December 17th, 2006 at 2:22 am
Better toboggan image. And as Sebastian points out, a toboggan isn’t just a sled, but a particular kind of sled. Toboggan is to sled as 1911 is to gun. The former is a type of the latter.
Besides, there are all sorts of non-retarded names to call the hat besides “toque.” You can call it a “knit cap” or a “stocking cap” or just a “winter hat.”
I used to think that it had to have a tassle on top to be a “toque,” but that turns out not to be correct. (My parents always bought me the kind with the dorky tassle on top…)
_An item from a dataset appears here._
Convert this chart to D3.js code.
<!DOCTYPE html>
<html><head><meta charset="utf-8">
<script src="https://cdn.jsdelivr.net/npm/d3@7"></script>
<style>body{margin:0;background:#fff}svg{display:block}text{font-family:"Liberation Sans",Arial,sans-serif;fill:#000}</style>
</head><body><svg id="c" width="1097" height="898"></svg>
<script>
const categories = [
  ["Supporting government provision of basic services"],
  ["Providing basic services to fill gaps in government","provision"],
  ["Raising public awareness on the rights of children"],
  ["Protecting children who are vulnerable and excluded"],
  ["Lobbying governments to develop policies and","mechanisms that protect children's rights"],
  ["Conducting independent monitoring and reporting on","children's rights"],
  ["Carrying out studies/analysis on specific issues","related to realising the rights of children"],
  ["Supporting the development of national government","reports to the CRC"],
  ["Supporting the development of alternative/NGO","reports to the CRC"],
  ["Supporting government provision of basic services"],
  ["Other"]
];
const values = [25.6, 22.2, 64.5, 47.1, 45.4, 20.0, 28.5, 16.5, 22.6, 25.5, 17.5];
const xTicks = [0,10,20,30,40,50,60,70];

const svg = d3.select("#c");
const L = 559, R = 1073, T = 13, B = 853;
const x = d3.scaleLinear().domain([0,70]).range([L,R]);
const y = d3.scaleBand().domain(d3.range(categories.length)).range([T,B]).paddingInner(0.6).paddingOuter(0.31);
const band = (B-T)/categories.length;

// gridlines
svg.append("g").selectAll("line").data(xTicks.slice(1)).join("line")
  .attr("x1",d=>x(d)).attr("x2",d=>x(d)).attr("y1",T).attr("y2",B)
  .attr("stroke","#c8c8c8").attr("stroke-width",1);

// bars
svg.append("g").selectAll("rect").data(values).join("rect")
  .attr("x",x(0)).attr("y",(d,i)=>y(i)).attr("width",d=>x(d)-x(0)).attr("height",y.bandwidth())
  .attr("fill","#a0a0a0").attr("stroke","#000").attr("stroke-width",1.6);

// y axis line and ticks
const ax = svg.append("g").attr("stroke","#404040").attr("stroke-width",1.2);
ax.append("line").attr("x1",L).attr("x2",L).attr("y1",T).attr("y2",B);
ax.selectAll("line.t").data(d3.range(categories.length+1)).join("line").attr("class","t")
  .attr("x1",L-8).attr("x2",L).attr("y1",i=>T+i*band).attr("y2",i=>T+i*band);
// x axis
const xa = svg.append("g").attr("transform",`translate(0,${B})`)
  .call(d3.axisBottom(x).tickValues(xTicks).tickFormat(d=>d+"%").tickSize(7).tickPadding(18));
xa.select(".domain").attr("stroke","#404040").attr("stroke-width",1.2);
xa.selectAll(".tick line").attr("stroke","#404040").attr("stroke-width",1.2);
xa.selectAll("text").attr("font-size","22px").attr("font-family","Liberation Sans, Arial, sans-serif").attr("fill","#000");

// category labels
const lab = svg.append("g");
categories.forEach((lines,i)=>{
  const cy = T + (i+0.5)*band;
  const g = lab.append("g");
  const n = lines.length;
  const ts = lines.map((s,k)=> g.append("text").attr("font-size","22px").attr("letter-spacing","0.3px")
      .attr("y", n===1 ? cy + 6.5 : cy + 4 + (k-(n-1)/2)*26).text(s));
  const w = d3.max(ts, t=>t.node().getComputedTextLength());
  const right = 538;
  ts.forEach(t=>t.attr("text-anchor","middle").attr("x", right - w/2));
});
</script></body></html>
December 17th, 2006 at 3:23 am
I always had the dorky tassel as a kid too. I grew up in Ridley Park, PA, which is where most of Boeing’s helicopter division is located. Most of the Chinooks you see were made in my home town. It would be a point of pride except for the Boeing sock hats they gave out with the tassel on top. I wore one of those for many a winter, until I got old enough to realize you could tear the thing off, and avoid getting harassed by friends for the fu fu hat.